My kitchen waste revelation came one day a few years ago when my garbage can smelled so horrid I just couldn’t take it any more…okay, enough is enough. We didn’t use those hefty plastic bags, we used recycled brown paper bags from our weekly grocery shopping for our garbage, so all our food waste and other gunk was exposed and oh boy it started to take on a life all its own.
I said to myself…I know I can do better!
I started very, very slow and assessed my waste. Food was at the top of the list so I started there and slowly worked my down the list finding alternatives and replacing old habits with environmentally frienldy behaviors. So if you are new to the concept of decreasing kitchen waste, please see below for some very easy ideas to get you going on your journey.
*We made a very modest 5×5 box out of redwood in our backyard and started to pile in our uncooked kitchen waste with equal parts carbon and nitrogen. And I read this quick, simple guide to composting. There are so many other composting ideas, many I found in the book, but you can also research on-line and find what works best for you. For example, we are going to start a worm bin soon for our cooked food waste!
*Okay, let’s be real for a moment. Plastic baggies are a hell-of-a-convenience, and if you have kids, well, they may feel like a must-have necessity. It was difficult, but these were #2 on the list to go for me. I stopped buying them and looked for alternatives.
e. ECOlunchbox three-in-one. My daughter takes this for her lunch. It’s lightweight and easy for little hands to use and maneuver.

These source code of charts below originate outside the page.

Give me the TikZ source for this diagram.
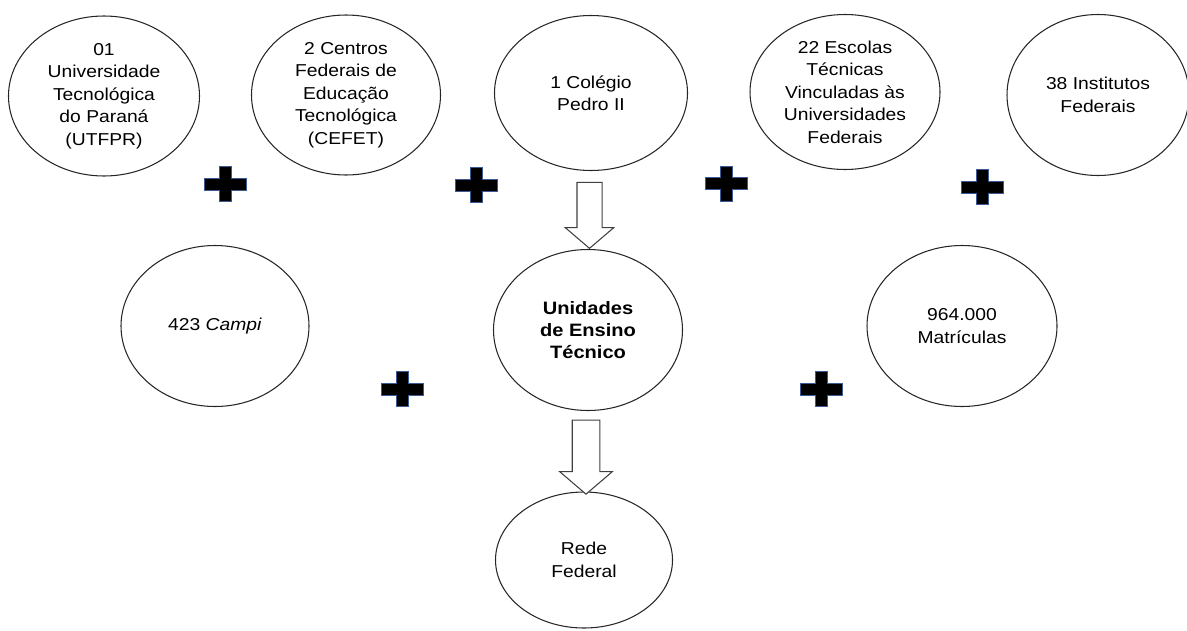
\documentclass[tikz,border=0pt]{standalone}
\usepackage{fontspec}
\setmainfont[FakeStretch=1.12]{Liberation Sans}
\usepackage{tikz}
\usetikzlibrary{shapes, arrows, positioning, calc}

\definecolor{plusblue}{HTML}{3A5A96}

\newcommand{\plusmark}[1]{%
	\filldraw[draw=plusblue, fill=black, line width=0.5pt, shift={(#1)}] (-0.42,-0.12) -- (-0.12,-0.12) -- (-0.12,-0.35) -- (0.12,-0.35) -- (0.12,-0.12) -- (0.42,-0.12) -- (0.42,0.12) -- (0.12,0.12) -- (0.12,0.35) -- (-0.12,0.35) -- (-0.12,0.12) -- (-0.42,0.12) -- cycle;}

\begin{document}
\begin{tikzpicture}[
		bubble/.style={ellipse,draw=black!85,line width=0.6pt,inner sep=0pt,align=center,font=\fontsize{9.8}{12.8}\selectfont},
		downarrow/.style={single arrow,draw=black!75,line width=0.6pt,fill=white,inner sep=0.24cm,single arrow head extend=0.235cm,single arrow tip angle=99,shape border rotate=270}
	]
		%\draw[gray,step=1] (0,0) grid (24,13);
		\useasboundingbox (0,0) rectangle (23.74,12.6);

		\node[bubble,minimum width=3.82cm,minimum height=3.2cm] (A) at (2.08,10.68) {01\\Universidade\\Tecnológica\\do Paraná\\(UTFPR)};
		\node[bubble,minimum width=3.78cm,minimum height=3.2cm] (B) at (6.92,10.7) {2 Centros\\Federais de\\Educação\\Tecnológica\\(CEFET)};
		\node[bubble,minimum width=3.86cm,minimum height=3.1cm] (C) at (11.82,10.74) {1 Colégio\\Pedro II};
		\node[bubble,minimum width=3.8cm,minimum height=3.1cm] (D) at (16.9,10.76) {22 Escolas\\Técnicas\\Vinculadas às\\Universidades\\Federais};
		\node[bubble,minimum width=3.64cm,minimum height=3.22cm] (E) at (21.96,10.7) {38 Institutos\\Federais};

		\node[bubble,minimum width=3.76cm,minimum height=3.22cm] (F) at (4.3,6.08) {423 \textit{Campi}};
		\node[bubble,minimum width=3.78cm,minimum height=3.22cm,font=\fontsize{10.2}{12.6}\selectfont\bfseries] (G) at (11.76,6.0) {Unidades\\de Ensino\\Técnico};
		\node[bubble,minimum width=3.8cm,minimum height=3.22cm] (H) at (19.24,6.08) {964.000\\Matrículas};
		\node[bubble,minimum width=3.54cm,minimum height=2.72cm] (I) at (11.68,1.4) {Rede\\Federal};

		\node[downarrow,minimum height=1.32cm] (CG) at ($(C.south)!0.5!(G.north)$) {};
		\node[downarrow,minimum height=1.48cm,inner sep=0.265cm,single arrow head extend=0.25cm] (GI) at ($(G.south)!0.5!(I.north)$) {};

		\plusmark{4.5,8.92}
		\plusmark{9.52,8.9}
		\plusmark{14.53,8.93}
		\plusmark{19.64,8.86}
		\plusmark{8.04,4.82}
		\plusmark{16.43,4.82}

	\end{tikzpicture}
\end{document}
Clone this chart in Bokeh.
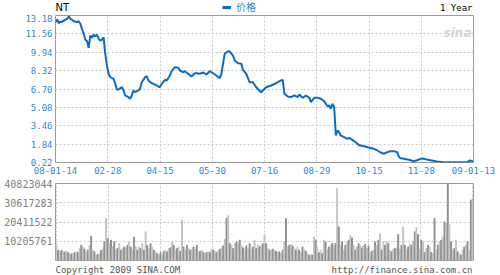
import numpy as np
from bokeh.plotting import figure
from bokeh.layouts import column
from bokeh.models import (FixedTicker, Label, Legend, LegendItem, Range1d,
                          ColumnDataSource, PrintfTickFormatter, CustomJSTickFormatter)
from bokeh.embed import file_html
from bokeh.resources import INLINE

# ---------------- data ----------------
symbol = "NT"
period = "1 Year"
series_name = "价格"
copyright_text = "Copyright 2009 SINA.COM"
source_url = "http://finance.sina.com.cn"

n_days = 253  # trading days 2008-01-14 .. 2009-01-13
x_tick_labels = ["08-01-14", "02-28", "04-15", "05-30", "07-16",
                 "08-29", "10-15", "11-28", "09-01-13"]
price_ticks = [0.22, 1.84, 3.46, 5.08, 6.70, 8.32, 9.94, 11.56, 13.18]
volume_ticks = [10205761, 20411522, 30617283, 40823044]

price_days = [0, 1, 2, 3, 4, 5, 7, 8, 9, 10, 11, 13, 14, 15, 16, 17, 18, 19, 20, 21,
              22, 23, 24, 25, 26, 27, 28, 29, 30, 31, 32, 33, 35, 36, 37, 38, 40, 41, 42, 44,
              45, 46, 47, 48, 50, 51, 52, 54, 55, 56, 58, 59, 61, 62, 63, 64, 66, 67, 69, 70,
              72, 74, 75, 77, 78, 80, 82, 84, 85, 87, 89, 91, 93, 95, 97, 99, 100, 101, 102, 104,
              105, 107, 108, 110, 112, 113, 115, 117, 119, 121, 124, 127, 130, 133, 136, 137, 138, 140, 142, 144,
              146, 147, 149, 151, 153, 154, 156, 158, 160, 162, 164, 165, 166, 167, 168, 169, 170, 171, 172, 174,
              176, 177, 179, 181, 183, 184, 186, 188, 190, 192, 194, 196, 198, 200, 202, 204, 206, 207, 208, 210,
              213, 216, 218, 221, 223, 226, 230, 234, 238, 244, 248, 250, 252]
price = [12.59, 12.83, 12.50, 12.65, 12.60, 12.74, 12.89, 13.10, 12.89, 12.80, 12.68, 12.60, 12.68, 12.45, 11.97, 11.57, 11.04, 10.92, 10.33, 11.42,
         11.21, 11.50, 11.33, 11.50, 11.13, 10.98, 11.04, 11.27, 9.80, 8.77, 8.04, 7.74, 7.60, 7.16, 6.66, 6.66, 6.86, 6.57, 6.13, 5.98,
         5.84, 6.13, 6.57, 6.42, 6.57, 6.72, 7.30, 7.74, 7.83, 7.45, 7.21, 7.16, 7.01, 6.92, 6.86, 7.16, 7.51, 7.45, 7.89, 8.27,
         8.62, 8.57, 8.33, 8.18, 8.27, 8.04, 7.80, 8.09, 8.09, 8.04, 8.15, 7.98, 8.27, 8.09, 7.89, 7.65, 8.04, 8.92, 9.80, 10.03,
         10.00, 9.65, 9.21, 8.97, 8.92, 8.39, 8.04, 7.30, 7.30, 6.86, 6.42, 6.86, 7.01, 7.21, 7.45, 7.51, 6.28, 6.04, 5.98, 6.13,
         5.98, 6.22, 5.92, 6.13, 5.92, 5.54, 5.92, 5.92, 5.84, 5.62, 5.16, 5.25, 4.96, 5.40, 5.10, 2.60, 3.04, 2.89, 2.60, 2.45,
         2.31, 2.40, 2.22, 2.01, 1.75, 1.72, 1.65, 1.57, 1.50, 1.43, 1.28, 1.10, 0.99, 1.13, 1.22, 1.22, 1.13, 0.75, 0.60, 0.55,
         0.46, 0.33, 0.42, 0.58, 0.50, 0.42, 0.31, 0.25, 0.24, 0.24, 0.25, 0.40, 0.30]

# daily volume, millions of shares
volume_m = [8.1, 5.5, 4.6, 5.5, 4.9, 4.6, 4.9, 4.2, 3.7, 3.5, 3.7, 4.2, 4.6, 4.2, 6.4, 8.1, 7.2, 6.0, 4.2, 5.5,
            8.1, 12.9, 5.5, 4.6, 2.8, 3.2, 3.5, 5.5, 6.0, 9.9, 22.3, 11.7, 9.0, 10.8, 7.2, 9.9, 5.5, 6.4, 9.0, 5.5,
            6.4, 7.2, 6.7, 8.1, 9.9, 7.2, 5.5, 12.5, 7.2, 5.5, 7.2, 6.4, 9.0, 5.5, 15.2, 8.1, 6.4, 9.0, 7.2, 5.5,
            4.6, 3.7, 2.8, 4.2, 3.2, 4.9, 5.5, 4.6, 6.4, 6.7, 9.9, 8.1, 5.5, 6.4, 7.2, 4.9, 21.4, 7.2, 5.5, 8.1,
            6.4, 5.5, 6.0,
            7.2, 6.0, 8.1, 4.6, 4.9, 5.5, 4.2, 3.7, 4.2, 4.9, 4.2, 6.0, 5.5, 4.9, 4.2, 5.5, 6.0, 6.7, 7.8, 11.3,
            22.3, 23.7, 9.0, 8.1, 6.4, 9.0, 9.9, 9.4, 10.8, 8.1, 6.7, 6.0, 7.8, 6.4, 9.0, 6.0, 7.2, 10.8, 6.4, 8.1,
            7.2, 8.1, 9.0, 13.8, 9.0, 6.4, 5.5, 5.5, 6.0, 5.5, 4.9, 4.2, 4.6, 3.7, 5.5, 9.9, 22.3, 7.2, 8.1, 8.5,
            7.8, 6.7, 5.5, 7.2, 5.5, 4.2, 7.2, 6.0, 4.9, 3.7, 2.8, 3.2, 2.8, 12.5, 10.8, 7.2, 4.2, 5.5, 3.7, 10.8,
            9.9, 6.0, 7.2, 8.1, 9.0,
            7.8, 9.0, 38.2, 17.8, 8.1, 9.9, 5.5, 8.1, 9.9, 10.8, 13.4, 12.0, 8.1, 5.5, 7.2, 9.0, 7.8, 6.7, 7.8, 8.5,
            6.4, 7.8, 4.2, 4.9, 5.5, 9.9, 8.1, 10.8, 14.3, 5.5, 9.9, 8.1, 9.9, 9.0, 5.5, 4.6, 6.0, 6.4, 6.7, 13.8,
            6.0, 8.1, 17.8, 8.1, 5.5, 7.2, 9.0, 8.1, 9.9, 15.2, 17.3, 13.8, 6.0, 10.8, 9.9, 4.2, 6.4, 8.1, 7.2, 4.2,
            3.7, 22.3, 5.5, 8.1, 9.9, 10.8, 12.5, 20.5, 19.6, 40.823044, 19.1, 9.9, 5.5, 6.4, 10.8, 4.6, 3.7, 2.8, 5.5, 7.2,
            8.1, 9.9, 5.5, 32.0, 32.9]

# ---------------- style ----------------
TICK_BLUE = "#2a8ae0"
LINE_BLUE = "#0a6cc6"
MONO = "DejaVu Sans Mono"
GRID = "#c8c8c8"
FRAME = "#9a9a9a"
W = 500

tick_pos = list(np.linspace(0, n_days - 1, len(x_tick_labels)))
step = (n_days - 1) / (len(x_tick_labels) - 1)


def bare_strip(height):
    f = figure(width=W, height=height, output_backend="svg", toolbar_location=None,
               x_range=Range1d(0, 1), y_range=Range1d(0, 1),
               min_border_left=55, min_border_right=27, min_border_top=0, min_border_bottom=0,
               background_fill_color="white", border_fill_color="white")
    f.axis.visible = False
    f.grid.visible = False
    f.outline_line_color = None
    return f


def style_axis(ax, color, size):
    ax.axis_line_color = None
    ax.major_tick_line_color = None
    ax.minor_tick_line_color = None
    ax.major_tick_out = 0
    ax.major_tick_in = 0
    ax.minor_tick_out = 0
    ax.minor_tick_in = 0
    ax.major_label_text_font = MONO
    ax.major_label_text_font_size = size
    ax.major_label_text_color = color


# ---------------- price panel ----------------
src = ColumnDataSource(dict(day=price_days, price=price))
p = figure(width=W, height=163, output_backend="svg", toolbar_location=None,
           x_range=Range1d(0, n_days - 1), y_range=Range1d(price_ticks[0], price_ticks[-1]),
           min_border_left=55, min_border_right=27, min_border_top=1, min_border_bottom=15,
           background_fill_color="white", border_fill_color="white")
line = p.line("day", "price", source=src, line_color=LINE_BLUE, line_width=2)
p.outline_line_color = FRAME

p.xaxis.ticker = FixedTicker(ticks=tick_pos)
p.xaxis.formatter = CustomJSTickFormatter(args=dict(labels=x_tick_labels, step=step),
                                          code="return labels[Math.round(tick/step)];")
p.yaxis.ticker = FixedTicker(ticks=price_ticks)
p.yaxis.formatter = PrintfTickFormatter(format="%.2f")
style_axis(p.xaxis[0], TICK_BLUE, "9px")
style_axis(p.yaxis[0], TICK_BLUE, "9px")
p.xaxis[0].major_label_standoff = 4
p.yaxis[0].major_label_standoff = 3
for g in (p.xgrid[0], p.ygrid[0]):
    g.grid_line_color = GRID
    g.grid_line_dash = "2 2"

p.add_layout(Label(x=416, y=130, x_units="screen", y_units="screen", text="sina",
                   text_font="DejaVu Sans", text_font_size="12px", text_font_style="bold italic",
                   text_color="#d4d4d4", text_align="right", text_baseline="middle"))

# ---------------- header strip (symbol, legend, period) ----------------
head = bare_strip(14)
legend_line = head.line(x=[float("nan")], y=[float("nan")], line_color=LINE_BLUE, line_width=3)
head.add_layout(Label(x=0, y=7, x_units="screen", y_units="screen", text=symbol,
                      text_font="DejaVu Sans", text_font_size="10px", text_color="black",
                      text_baseline="middle"))
head.add_layout(Label(x=417, y=7, x_units="screen", y_units="screen", text=period,
                      text_font=MONO, text_font_size="9px", text_color="black",
                      text_align="right", text_baseline="middle"))
legend = Legend(items=[LegendItem(label=series_name, renderers=[legend_line])],
                location=(167, 0), orientation="horizontal",
                background_fill_alpha=0, border_line_alpha=0, margin=0, padding=0,
                glyph_width=9, glyph_height=10, label_standoff=5, label_height=10,
                label_text_font="Noto Sans CJK SC", label_text_font_size="10px",
                label_text_line_height=1.0, label_text_color=TICK_BLUE)
head.add_layout(legend)

# ---------------- volume panel ----------------
vdays = list(range(len(volume_m)))
volume = [v * 1e6 for v in volume_m]
vcolors = ["#c4c4c4" if i % 2 == 0 else "#8e8e8e" for i in vdays]
vsrc = ColumnDataSource(dict(day=vdays, volume=volume, color=vcolors))
p2 = figure(width=W, height=84, output_backend="svg", toolbar_location=None,
            x_range=Range1d(-0.6, len(volume_m) - 0.4), y_range=Range1d(0, volume_ticks[-1]),
            min_border_left=55, min_border_right=27, min_border_top=6, min_border_bottom=1,
            background_fill_color="white", border_fill_color="white")
p2.vbar(x="day", top="volume", width=0.55, color="color", source=vsrc)
p2.outline_line_color = FRAME
p2.xaxis.visible = False
p2.xgrid.ticker = FixedTicker(ticks=[t * len(volume_m) / n_days for t in tick_pos])
p2.yaxis.ticker = FixedTicker(ticks=volume_ticks)
p2.yaxis.formatter = PrintfTickFormatter(format="%d")
style_axis(p2.yaxis[0], "#808080", "10px")
p2.yaxis[0].major_label_standoff = 3
for g in (p2.xgrid[0], p2.ygrid[0]):
    g.grid_line_color = GRID
    g.grid_line_dash = "2 2"

# ---------------- footer strip ----------------
foot = bare_strip(14)
foot.add_layout(Label(x=0, y=6, x_units="screen", y_units="screen", text=copyright_text,
                      text_font=MONO, text_font_size="9px", text_color="#555555",
                      text_baseline="middle"))
foot.add_layout(Label(x=417, y=6, x_units="screen", y_units="screen", text=source_url,
                      text_font=MONO, text_font_size="9px", text_color="#555555",
                      text_align="right", text_baseline="middle"))

layout = column(head, p, p2, foot, spacing=0)
open("out.html", "w").write(file_html(layout, INLINE))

*This solution is three-fold. First of all, milk alternatives are EXPENSIVE. I did the math and I started saving serious money when I stopped buying packaged milks and started making my own. Second, you have total and complete control of the ingredients when you make your own milks – awesome for you! Third, and let’s be honest here, those milk alternative containers are not recyclable. I shed a tear of guilt every time I had to throw away those huge cartons. Okay, so problem solved. Making your own nut milks is so super easy. I make the following: almond milk, cashew milk, hemp milk and hazelnut milk. You can find a slew of how-to videos on the internet. And you don’t technically need an expensive high-speed blender to make these milks. Before I purchased my vitamix, I used a Ninja Blender for years and it worked fine. Don’t be detoured my friends!!

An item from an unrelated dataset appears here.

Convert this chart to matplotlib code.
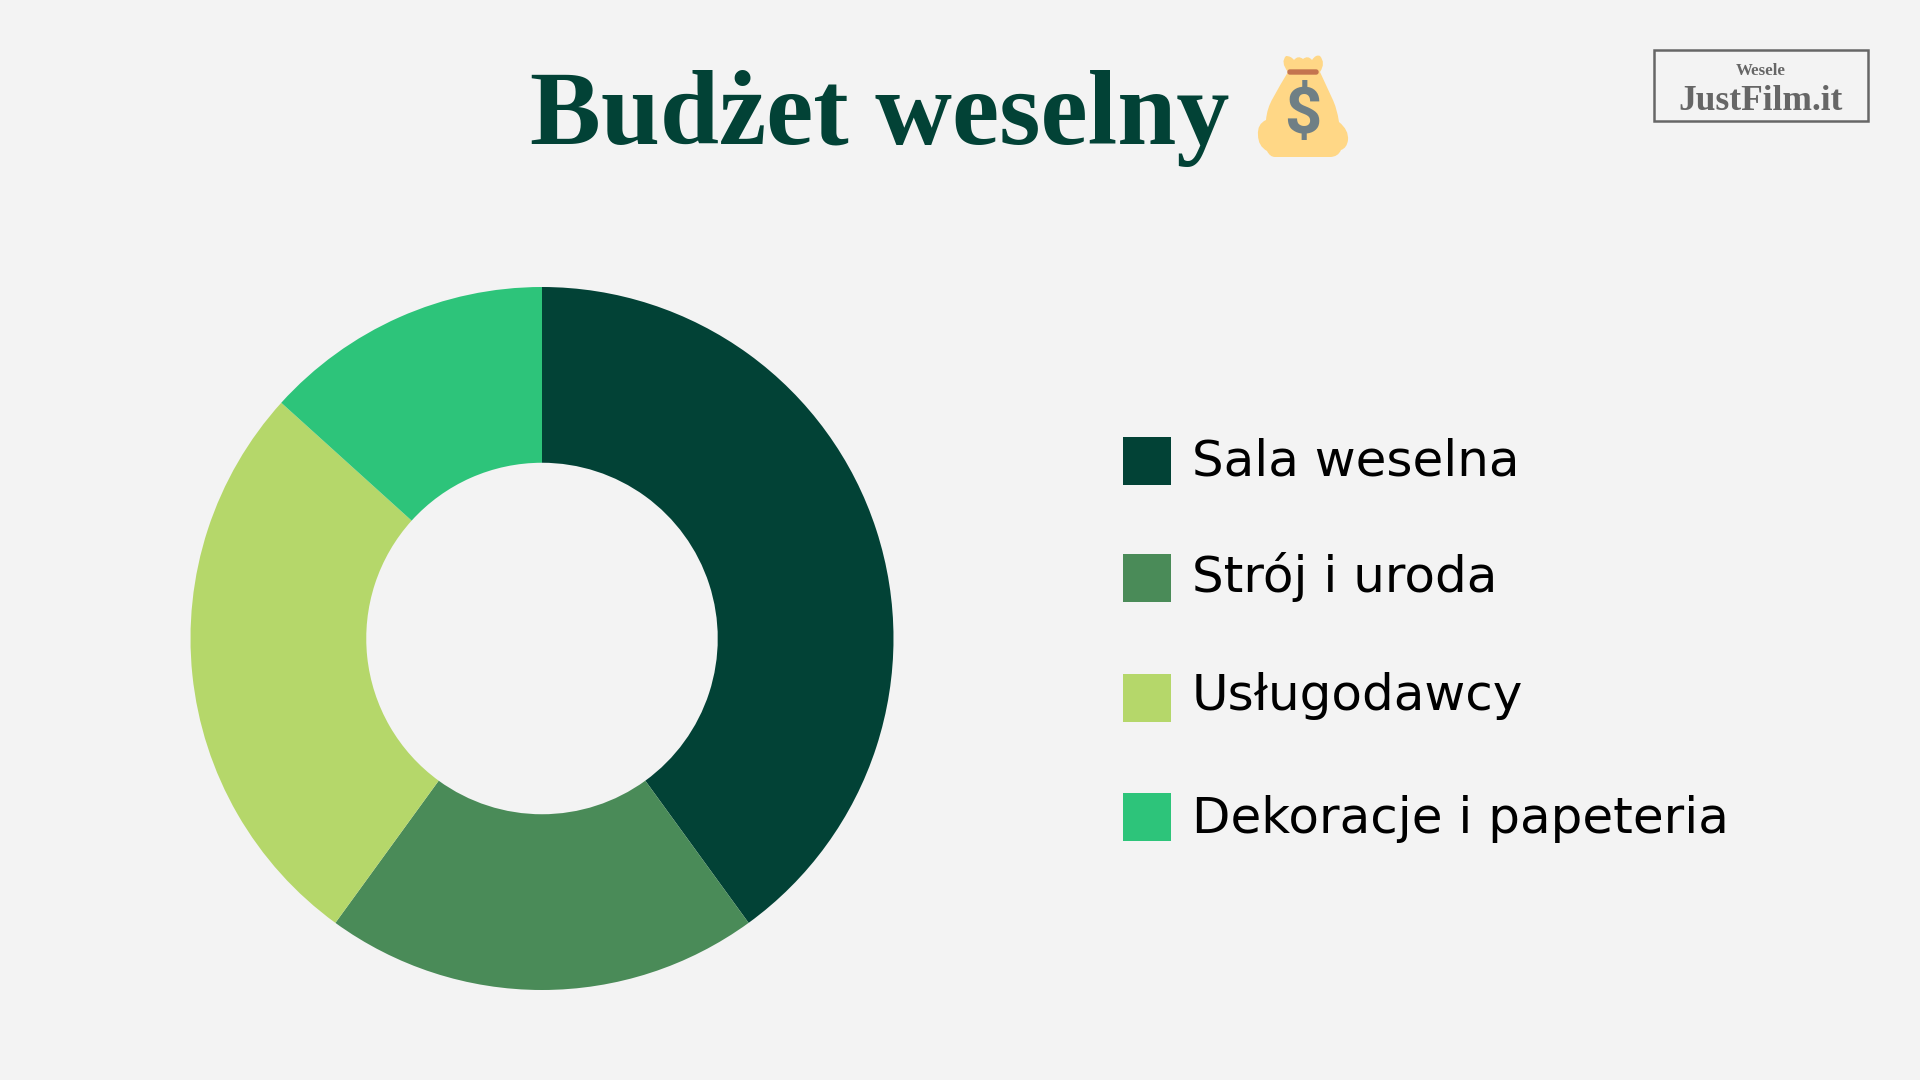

*Ahhh, this was so hard at first! I had a very unhealthy addiction to paper towels. I would use them for everything…if I had them I would go through them like crazy. I had zero control. So one day I just stopped buying them and also stopped buying paper napkins.
*I used foil for so many things in my kitchen. This was difficult at first too. I tried very hard to clean the foil and recycle it, but it didn’t always work. And my philosophy wasn’t, “well, it’s okay to throw it away once in a while,” it was to “never again throw anymore foil away into garbage ever again.”
One day I purchased a pork shoulder from the meat deli at our Coop and I was appalled when I got home, unrolled it, and saw how much paper and plastic waste was from this single (albeit rather large) portion of meat. My next trip to the coop I was equipped with my snap glass and Pyrex storage. It takes some planning, but if you know what you are going to be purchasing it’s not a problem – plus I highly recommend going to the grocery store with a plan and a list. This saves time, energy and money.
Vegetarians can incorporate this concept when purchasing cheese. Go to your cheese deli and have them slice out what you need into your glass storage. Then it’s home and into the fridge. No more fussing with a half (plastic wrapped) block of cheese.